# Why does atmospheric pressure act on us?

Imagine that the air in the atmosphere was just somehow sitting there unpressurised. What would happen?

Well, Earth's gravity would be attracting all that air towards the centre. So the air would start to fall downwards.

The very bottom layer of air would be prevented from falling through the solid surface, as the air molecules rebound off the molecules of the surface. But the layer above that doesn't stop. So Earth's gravity forces the air in the lower part of the atmosphere to accumulate against the surface of the planet, becoming more and more dense.

As the air gets denser near the surface, it becomes more and more likely that air molecules collide. That's what air pressure is: the average force of all those air that would hit a surface you placed in the air. But the air pressure also acts on the air itself. So eventually the force of the air pressure at the bottom layer of air pushes up on the layer of air just above it enough to counteract the pull of Earth's gravity on that layer of air. And so you get another layer that is prevented from falling.

But the air above that is still being pulled down, and so more air is being squashed down into this second layer above the surface. This increases the force that the bottom layer needs to provide to the next layer; the air molecule collisions not only need to provide enough force to counteract the weight of the air immediately above it, but also to provide those molecules with enough momentum that when they in turn collide with the air in the third-bottom layer it can support the weight of that layer as well. So more air squeezes down to the surface until the pressure at the bottom layer is sufficient to support the weight of the 2 layers above that.

Obviously the atmosphere isn't actually split into discrete layers like this1, but hopefully it's a helpful way to think about it.

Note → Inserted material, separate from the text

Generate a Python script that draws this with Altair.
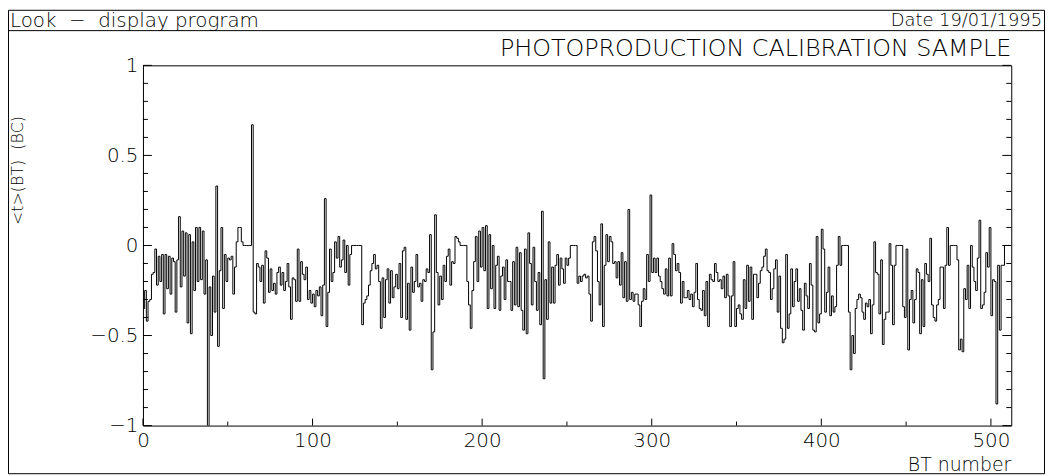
import altair as alt
import pandas as pd

# <t>(BT) per BT bin, bins 0..511
seg_000 = [-0.35, -0.25, -0.42, -0.31, -0.30, -0.16, -0.15, -0.02, -0.22, -0.06,
           -0.20, -0.05, -0.38, -0.05, -0.24, -0.06, -0.27, -0.07, -0.09, -0.37,
           -0.08, 0.16, -0.23, 0.08, -0.17, 0.07, -0.43, 0.06, -0.49, 0.02,
           -0.25, 0.10, -0.20, 0.10, -0.19, 0.08, -0.27, -0.08, -1.00, -0.23,
           -0.50, -0.17, -0.37, 0.33, -0.56]
seg_045 = [-0.14, 0.10, -0.35, -0.05, -0.20, -0.07, -0.08, -0.06, -0.27, -0.12,
           0.02, 0.10, 0.10, 0.02, 0.00, 0.00, 0.00, 0.00, 0.00, 0.67,
           -0.37, -0.38, -0.10, -0.12, -0.20, -0.11, -0.32, -0.03, -0.07, -0.26,
           -0.13, -0.25, -0.21, -0.27, -0.15, -0.12, -0.22]
seg_082 = [-0.15, -0.25, -0.20, -0.10, -0.23, -0.41, -0.18, -0.19, -0.31, -0.02,
           -0.31, -0.09, -0.16, -0.19, -0.12, -0.30, -0.25, -0.32, -0.27, -0.34,
           -0.25, -0.28, -0.23, -0.39, -0.22, 0.26, -0.45, -0.26, -0.02, -0.20,
           -0.15, 0.02, -0.07, 0.05, -0.12, -0.08, 0.03, -0.15, 0.00, -0.22,
           -0.05, 0.00, 0.00, 0.00, 0.00, 0.00, 0.00]
seg_129 = [-0.44, -0.32, -0.30, -0.28, -0.22, -0.14, -0.10, -0.05, -0.13, -0.11,
           -0.20, -0.46, -0.18, -0.40, -0.19, -0.13, -0.32, -0.14, -0.29, -0.23,
           -0.16, -0.24, -0.10, -0.40, -0.03, -0.01, -0.41, -0.21, -0.47, -0.12,
           -0.26, -0.20, -0.05, -0.23, -0.21, -0.31, -0.19, -0.20, -0.13, -0.15,
           0.06, -0.69, -0.48]
seg_172 = [0.17, -0.15, -0.33, -0.17, -0.30, -0.11, -0.20, -0.06, -0.02, -0.22,
           -0.09, -0.10, 0.05, 0.04, 0.02, 0.00, 0.00, 0.00, 0.00, -0.20,
           -0.33, -0.46, -0.25, -0.09, 0.05, -0.20, 0.08, -0.12, 0.10, -0.14,
           0.11, -0.35, 0.06, -0.24, 0.00, -0.35, -0.11, -0.06, -0.36, -0.17,
           -0.12, -0.30, -0.08, -0.20]
seg_216 = [-0.20, -0.36, -0.09, -0.33, -0.01, -0.34, -0.04, -0.36, -0.47, -0.02,
           -0.49, 0.07, -0.10, -0.33, -0.01, -0.20, -0.36, -0.15, -0.44, 0.19,
           -0.74, -0.19, -0.41, 0.02, -0.32, -0.12, -0.32, -0.11, -0.05, -0.22,
           -0.07, -0.13, -0.21, -0.07, -0.11, -0.07, 0.00, 0.00, 0.00, 0.00,
           -0.21, -0.17, -0.20]
seg_259 = [-0.17, -0.16, -0.18, -0.17, -0.27, -0.42, 0.02, 0.05, -0.03, -0.20,
           -0.33, 0.12, -0.45, -0.11, 0.06, -0.09, 0.05, 0.02, -0.10, -0.09,
           -0.18, -0.09, -0.22, -0.04, -0.29, -0.09, -0.31, 0.20, -0.30, -0.26,
           -0.31, -0.27, -0.27, -0.33, -0.45, -0.31, -0.24, -0.30, -0.05, -0.20,
           0.28, -0.15]
seg_301 = [-0.07, -0.15, -0.07, -0.17, -0.20, -0.24, -0.27, -0.13, -0.28, -0.07,
           -0.28, 0.01, -0.05, -0.14, -0.10, -0.15, -0.32, -0.20, -0.29, -0.29,
           -0.25, -0.30, -0.27, -0.34, -0.26, -0.10, -0.30, -0.35, -0.36, -0.25,
           -0.39, -0.20, -0.45, -0.16, -0.19, -0.20, -0.10, -0.15, -0.20, -0.19,
           -0.24, -0.17, -0.29]
seg_344 = [-0.16, -0.28, -0.45, -0.28, -0.09, -0.45, -0.35, -0.33, -0.38, -0.41,
           -0.19, -0.35, -0.11, -0.31, -0.12, -0.41, -0.16, -0.16, -0.29, -0.21,
           -0.14, -0.12, -0.06, -0.02, -0.14, -0.15, -0.30, -0.24, -0.13, -0.08,
           -0.37, -0.17, -0.46, -0.54, -0.52, -0.05, -0.46, -0.38, -0.13, -0.34]
seg_384 = [-0.20, -0.13, -0.31, -0.24, -0.36, -0.47, -0.21, -0.28, -0.35, -0.10,
           -0.22, -0.47, -0.48, 0.05, -0.43, -0.38, 0.09, -0.02, -0.37, -0.26,
           -0.12, -0.39, -0.28, -0.37, -0.34, -0.11, 0.05, -0.11, 0.00, 0.00,
           0.00, 0.00, -0.37, -0.69, -0.50, -0.60, -0.35, -0.30, -0.27, -0.29,
           -0.37, -0.41, -0.32, -0.34, -0.30]
seg_429 = [-0.49, -0.33, 0.02, -0.15, -0.16, -0.38, -0.08, -0.55, -0.41, -0.37,
           -0.37, 0.01, -0.11, -0.44, -0.11, 0.00, 0.00, 0.00, 0.00, -0.34,
           -0.40, -0.02, -0.58, -0.30, -0.25, -0.43, -0.30, -0.13, -0.15, -0.49,
           -0.19, -0.45, -0.10, -0.16, -0.20, 0.04, -0.33, -0.40, -0.42, -0.33,
           -0.30, -0.12, -0.12]
seg_472 = [-0.35, -0.11, 0.10, -0.11, 0.00, 0.00, 0.00, 0.00, -0.08, -0.58,
           -0.52, -0.59, -0.24, -0.30, -0.11, -0.35, 0.00, -0.12, -0.20, -0.25,
           -0.07, 0.14, -0.35, -0.33, -0.26, -0.04, -0.12, 0.10, -0.39, -0.19,
           -0.20, -0.88, -0.11, -0.47, -0.11, -0.11, 0.00, 0.00, 0.00, 0.00]

x_major = [0, 100, 200, 300, 400, 500]
x_minor = [50, 150, 250, 350, 450]
y_major = [-1, -0.5, 0, 0.5, 1]
y_minor = [-0.9, -0.8, -0.7, -0.6, -0.4, -0.3, -0.2, -0.1,
           0.1, 0.2, 0.3, 0.4, 0.6, 0.7, 0.8, 0.9]

header_left = "Look \u00a0\u2212\u00a0 display program"
header_right = "Date 19/01/1995"
title_text = "PHOTOPRODUCTION CALIBRATION SAMPLE"
x_title = "BT number"
y_title = "<t>(BT) \u00a0(BC)"

values = (seg_000 + seg_045 + seg_082 + seg_129 + seg_172 + seg_216 + seg_259
          + seg_301 + seg_344 + seg_384 + seg_429 + seg_472)
nbins = len(values)
hist = pd.DataFrame({"edge": list(range(nbins + 1)), "v": values + [values[-1]]})

W, H = 875, 363
PAD_L, PAD_T, PAD_R, PAD_B = 136, 56, 34, 49
FONT = "DejaVu Sans"
WEIGHT = 200

xs = alt.Scale(domain=[0, 512], nice=False, zero=False)
ys = alt.Scale(domain=[-1, 1], nice=False, zero=False)

X_AX = alt.Axis(values=x_major, tickSize=0, domain=False, grid=False, labelPadding=5,
                labelFontSize=20, labelFont=FONT, labelFontWeight=WEIGHT,
                labelColor="black", title=None, labelFlush=False, labelOverlap=False)
Y_AX = alt.Axis(values=y_major, tickSize=0, domain=False, grid=False, labelPadding=5,
                labelFontSize=20, labelFont=FONT, labelFontWeight=WEIGHT,
                labelColor="black", title=None, format="~g",
                labelFlush=False, labelOverlap=False)

line = alt.Chart(hist).mark_line(
    interpolate="step-after", color="black", strokeWidth=1, clip=True
).encode(
    x=alt.X("edge:Q", scale=xs, axis=X_AX),
    y=alt.Y("v:Q", scale=ys, axis=Y_AX),
)

def yticks(vals, length):
    d = pd.DataFrame({"t": vals})
    left = alt.Chart(d).mark_rule(color="black", strokeWidth=1).encode(
        y=alt.Y("t:Q", scale=ys, axis=Y_AX), x=alt.value(0), x2=alt.value(length))
    right = alt.Chart(d).mark_rule(color="black", strokeWidth=1).encode(
        y=alt.Y("t:Q", scale=ys, axis=Y_AX), x=alt.value(W), x2=alt.value(W - length))
    return [left, right]

def xticks(vals, length):
    d = pd.DataFrame({"t": vals})
    return [alt.Chart(d).mark_rule(color="black", strokeWidth=1).encode(
        x=alt.X("t:Q", scale=xs, axis=X_AX), y=alt.value(H), y2=alt.value(H - length))]

def text(s, x, y, size, align, angle=0):
    return alt.Chart(pd.DataFrame({"s": [s]})).mark_text(
        font=FONT, fontSize=size, fontWeight=WEIGHT, align=align, baseline="middle",
        angle=angle, color="black").encode(x=alt.value(x), y=alt.value(y), text="s:N")

frame = alt.Chart(pd.DataFrame({"s": [1]})).mark_rect(
    fill=None, stroke="black", strokeWidth=1).encode(
    x=alt.value(-PAD_L + 0.5), x2=alt.value(W + PAD_R - 0.5),
    y=alt.value(-PAD_T + 0.5), y2=alt.value(H + PAD_B - 0.5))
header_line = alt.Chart(pd.DataFrame({"s": [1]})).mark_rule(
    color="black", strokeWidth=1).encode(
    x=alt.value(-PAD_L), x2=alt.value(W + PAD_R), y=alt.value(-35))

layers = ([frame, header_line, line]
          + yticks(y_major, 9) + yticks(y_minor, 5)
          + xticks(x_major, 7) + xticks(x_minor, 4)
          + [text(header_left, -PAD_L + 2, -45, 20, "left"),
             text(header_right, W + PAD_R - 3, -45, 18, "right"),
             text(title_text, W, -16, 24, "right"),
             text(x_title, W, H + 40, 19, "right"),
             text(y_title, -126, 106, 16, "center", 270)])

chart = alt.layer(*layers).properties(
    width=W, height=H,
    padding={"left": PAD_L, "top": PAD_T, "right": PAD_R, "bottom": PAD_B},
    autosize=alt.AutoSizeParams(type="none"),
    background="white",
).configure_view(stroke="black", strokeWidth=1)

chart.save("out.html", embed_options={"renderer": "svg", "actions": False})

You should be able to see how gravity squeezes the air down against the solid surface, until the pressure at the bottom is just enough to support the weight of all the air above it.

This is why air pressure drops off at higher altitude. As you go up, there is less air above squeezing down, so equilibrium with gravity is reached at a lower pressure.

So it's not literally that the air pressure you feel is the weight of the column of air above you. It's not that your head is somehow "holding up" a 100km column of air above it. But the air pressure of the air surrounding you must provide an equivalent force to the weight of all the air above it. If it did not then the weight of the air above would be partially unsupported, so gravity would squeeze it down further, increasing the pressure until it was equal to the weight of all of the air above.

This is also why the top of your head doesn't feel any difference in air pressure to the side of your body. Air pressure is the same in all directions, because the air molecules are really just zipping around in countless different directions, uncoordinated with each other. Those molecules colliding with things must supply enough average force in the upward direction to support the weight of the atmosphere, but when the pressure increases due to gravity it can't cause a coordinated force that is only upwards, so there is just as much force from air pressure on the side of your body as there is on your head.

1 And if you actually had the atmosphere of Earth spread out in a diffuse low pressure cloud and let it all fall under gravity the results would be much more exciting than I have described.

I think it is misleading to explain air pressure as the weight of the air column above our head acting per unit area.

Actually your head only feels those air molecules which are directly hitting the surface of your head. You don't feel any air molecules which are further away.

As explained in Wikipedia - Kinetic theory of gases - Pressure and kinetic energy:

... the pressure is equal to the force exerted by the atoms hitting and rebounding from a unit area of the gas container surface.

Using this approach the quoted article derives this formula for the gas pressure $$P$$: $$P = \frac{Nm\overline{v^2}}{3V},$$ where $$m$$ is the mass of a single gas molecule, $$\overline{v^2}$$ is the average square velocity of the molecules, and $$N$$ is the number of molecules per volume $$V$$.

From this formula you can see quantitatively, that gas pressure is caused by the speed of the hitting molecules, and it increases with the density of the gas ($$Nm/V$$).

Consider blocks of equal mass, stacked on each other.

The block at the top ‘feel’ the force of gravity and normal force from the block below. The block just below feels force of gravity (it’s weight) plus the force acting from the box above by Newton’s $$3^\mathrm{rd}$$ Law (if it ‘provides’ normal force on box A, box A acts on it with equal magnitude, but in opposite direction force). The result is the greater normal force.

If you continue with this stack and place yourself or any other ‘object’ below this stack, you will conclude that each block ‘contributes’ to the total force that is acting on you. Air molecules, although much smaller, must obey Newton’s Laws, too.

Your last assumption would be mostly correct if gravity field near air particles would be negligible.

Please note that atmospheric pressure varies due to various other factors, but this simple model should explain the principle.